McDaniel's evaluation of 2P reserves and after-tax net present value discounted at 10 percent ("NPV10") of the 2P reserves using the July 1, 2025 Consultant Average Price Forecast[10], after taking into account estimated decommissioning costs, are shown in the table below. The decommissioning costs in the Reserve Report are $35 million ($9 million NPV10) for Proved Developed Producing Reserves ("PDP") and $69 million ($17 million NPV10) for 2P.
Resource Report and Net Present Value
We engaged McDaniel to independently evaluate and prepare a report of the GEMS contingent and prospective resources (the "Resource Report"). The Resource Report dated October 1, 2025 and effective December 31, 2024, using July 1, 2025 Consultant Average Price Forecast, was prepared in accordance with National Instrument 51-101 Standards of Disclosure for Oil and Gas Activities and the resources and reserves definitions, standards and procedures set forth in the Canadian Oil and Gas Evaluation Handbook.

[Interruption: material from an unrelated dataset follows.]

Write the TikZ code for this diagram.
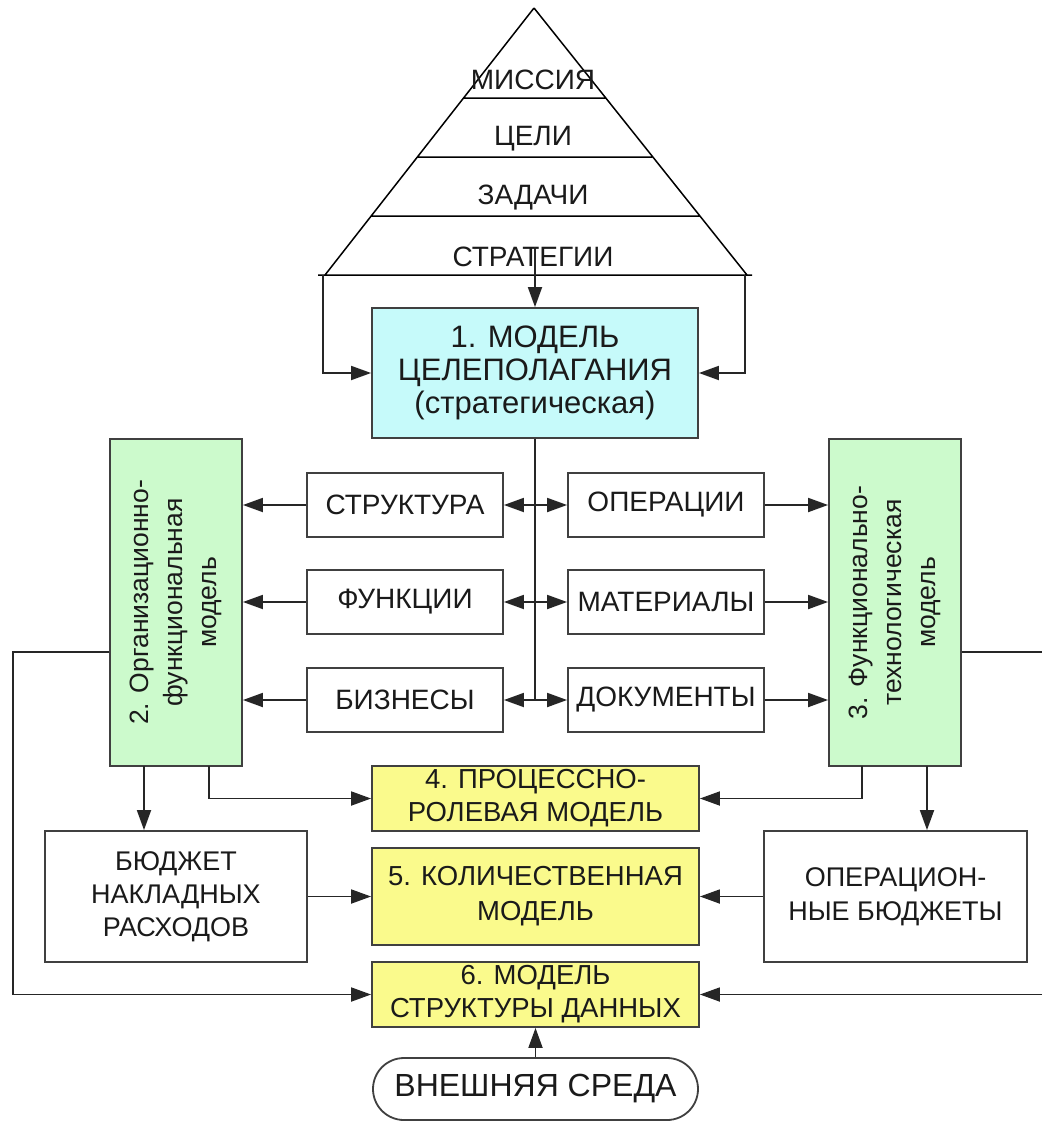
\documentclass[tikz,border=0pt]{standalone}
\usepackage{fontspec}
\setmainfont{Liberation Sans}
\usetikzlibrary{arrows.meta}
\definecolor{txt}{HTML}{1A1A1A}
\definecolor{bord}{HTML}{404040}
\definecolor{cyanbox}{HTML}{C6FAFA}
\definecolor{greenbox}{HTML}{CCFACC}
\definecolor{yellowbox}{HTML}{FAFA8C}
\tikzset{
  box/.style={draw=bord, line width=1.8pt, text=txt, align=center, inner sep=0pt},
  wbox/.style={box, fill=white},
  conn/.style={draw=black!85, line width=1.8pt},
  arr/.style={conn, -{Triangle[length=20pt,width=14pt]}},
  ptext/.style={text=txt, font=\fontsize{28}{32}\selectfont, inner sep=0pt},
}
\begin{document}
\begin{tikzpicture}[x=1pt,y=-1pt]
\useasboundingbox (0,0) rectangle (1042,1122);
% pyramid
\draw[black, line width=1.5pt] (534,8) -- (325,275) (534,8) -- (747,275)
  (318,275) -- (752,275)
  (463,98) -- (605,98) (417,157) -- (652,157) (371,216) -- (700,216);
\node[ptext] (mis) at (533,80) {МИССИЯ};
\node[ptext] (cel) at (533,139) {ЦЕЛИ};
\node[ptext] (zad) at (533,198) {ЗАДАЧИ};
\node[ptext] (strat) at (533,257) {СТРАТЕГИИ};
% model 1
\node[box, fill=cyanbox, minimum width=326, minimum height=130, font=\fontsize{31}{33}\selectfont] (m1) at (535,373)
  {1. МОДЕЛЬ\\ЦЕЛЕПОЛАГАНИЯ\\(стратегическая)};
\coordinate (pl) at (323,275);
\coordinate (pr) at (745,275);
\coordinate (sa) at (535,247);
\draw[arr] (sa) -- (m1.north);
\draw[arr] (pl) |- (m1.west);
\draw[arr] (pr) |- (m1.east);
% middle boxes
\tikzset{mid/.style={wbox, minimum width=196, minimum height=64, font=\fontsize{28}{32}\selectfont}}
\node[mid] (b1) at (405,505) {СТРУКТУРА};
\node[mid] (b2) at (405,602) {ФУНКЦИИ};
\node[mid] (b3) at (405,700) {БИЗНЕСЫ};
\node[mid] (c1) at (666,505) {ОПЕРАЦИИ};
\node[mid] (c2) at (666,602) {МАТЕРИАЛЫ};
\node[mid] (c3) at (666,700) {ДОКУМЕНТЫ};
\coordinate (s1) at (535,505);
\coordinate (s2) at (535,602);
\coordinate (s3) at (535,700);
\draw[conn] (m1.south) -- (s3);
\foreach \i in {1,2,3}{
  \draw[arr] (s\i) -- (b\i.east);
  \draw[arr] (s\i) -- (c\i.west);
}
% green boxes
\node[box, fill=greenbox, minimum width=132, minimum height=327] (og) at (176,602.5) {};
\node[text=txt, rotate=90, align=center, font=\fontsize{26.5}{34}\selectfont] (ogt) at (og.center) {2. Организационно-\\функциональная\\модель};
\node[box, fill=greenbox, minimum width=132, minimum height=327] (ft) at (895,602.5) {};
\node[text=txt, rotate=90, align=center, font=\fontsize{26.5}{34}\selectfont] (ftt) at (ft.center) {3. Функционально-\\технологическая\\модель};
\foreach \i in {1,2,3}{
  \draw[arr] (b\i.west) -- (b\i.west -| og.east);
  \draw[arr] (c\i.east) -- (c\i.east -| ft.west);
}
% yellow boxes
\tikzset{ybox/.style={box, fill=yellowbox, minimum width=327, font=\fontsize{27.5}{33}\selectfont}}
\node[ybox, minimum height=65] (m4) at (535.5,798.5) {4. ПРОЦЕССНО-\\РОЛЕВАЯ МОДЕЛЬ};
\node[ybox, minimum height=97, font=\fontsize{27.5}{35}\selectfont] (m5) at (535.5,896.5) {5. КОЛИЧЕСТВЕННАЯ\\МОДЕЛЬ};
\node[ybox, minimum height=65] (m6) at (535.5,994.5) {6. МОДЕЛЬ\\СТРУКТУРЫ ДАННЫХ};
% budgets
\node[wbox, minimum width=262, minimum height=131, font=\fontsize{27}{33}\selectfont] (bn) at (176,896.5) {БЮДЖЕТ\\НАКЛАДНЫХ\\РАСХОДОВ};
\node[wbox, minimum width=263, minimum height=131, font=\fontsize{27}{34}\selectfont] (ob) at (895.5,896.5) {ОПЕРАЦИОН-\\НЫЕ БЮДЖЕТЫ};
% external
\node[box, fill=white, rounded corners=31pt, minimum width=325, minimum height=62, font=\fontsize{32}{34}\selectfont] (ext) at (535.5,1089) {ВНЕШНЯЯ СРЕДА};
% connectors bottom
\coordinate (og1) at (144,766);
\coordinate (og2) at (209,766);
\coordinate (ft1) at (862,766);
\coordinate (ft2) at (927,766);
\draw[arr] (og1) -- (og1 |- bn.north);
\draw[arr] (ft2) -- (ft2 |- ob.north);
\draw[arr] (og2) |- (m4.west);
\draw[arr] (ft1) |- (m4.east);
\draw[arr] (bn.east) -- (m5.west);
\draw[arr] (ob.west) -- (m5.east);
\draw[arr] (ext.north) -- (m6.south);
\coordinate (lo) at (13,652);
\draw[arr] (og.west |- lo) -- (lo) |- (m6.west);
\coordinate (ro1) at (1042,652);
\coordinate (ro2) at (1042,994.5);
\draw[conn] (ft.east |- ro1) -- (ro1);
\draw[arr] (ro2) -- (m6.east);
\end{tikzpicture}
\end{document}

Low, best, and high estimates of Contingent Resources and Prospective Resources were evaluated for identified opportunities and included both an unrisked and risked result. The table below reflects the estimated net to Tenaz recoverable volumes for the four contingent fields and 14 exploration prospects evaluated. Of the 14 exploration prospects evaluated, a subset of three were evaluated for unrisked and risked mean economic valuations. These three were chosen to be economically evaluated as they have clear execution plans and are anticipated to be drilled from the existing N05-A and planned N04 platforms.
Advisors
National Bank Capital Markets served as financial advisor to Tenaz on the Acquisition and sole placement agent on the issuance of senior unsecured notes.